The first mistake, made back during the campaign, was linking privatization with funding the state's highway needs. There's no logical nexus between alcohol sales and road funding.

The amount of money that the plan would raise, even under the governor's most optimistic scenario, is fairly trivial compared to the state's unmet highway needs. It also created opposition to the plan among people who weren't necessarily against ABC privatization, but wanted to see the state pursue a more rational course -- such as a gas tax increase -- to fund highway improvements.

Given that a gas tax increase wasn't in the works, McDonnell is better served by his latest transportation plan, which is to borrow $3 to $4 billion. That's more than has been accomplished for transportation under the last six governors.

The second, and perhaps most critical mistake, the governor made was to let the people most likely to buy the stores essentially write his plan. The plan was crafted by a senior McDonnell aide in conjunction with lobbyists representing beer and wine wholesalers, convenience stores and large retailers like Walmart.

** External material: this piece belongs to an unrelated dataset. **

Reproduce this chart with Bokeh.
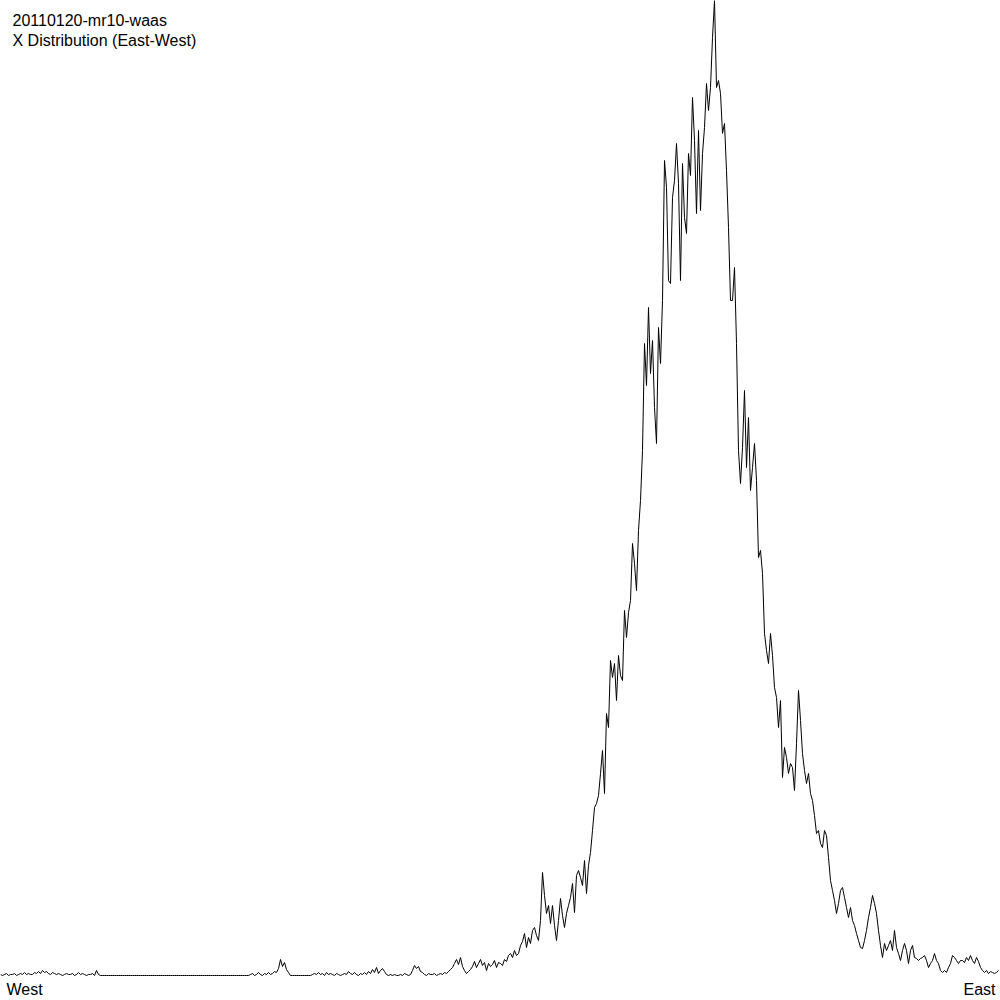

That was critical because it led to choices that made McDonnell's plan less saleable politically and less beneficial to the taxpayers.

First was price. While the interests that wanted into the liquor business set a nice price for themselves, they set one that wasn't necessarily in the best interests of the taxpayer.

Essentially, they set the price for Virginia's entire liquor business, which generates about $650 million in gross sales, at $550 million.

From a business point of view, and certainly from the point of view of the state's taxpayers, who own that asset, this made no sense. Soon after it was announced, two GOP businessmen on the Peninsula, both supporters of McDonnell for governor, called me and complained that he was "selling off all the state's assets just to keep from raising taxes."

Both said the real fair prices for the state's alcohol business was several times what McDonnell was asking.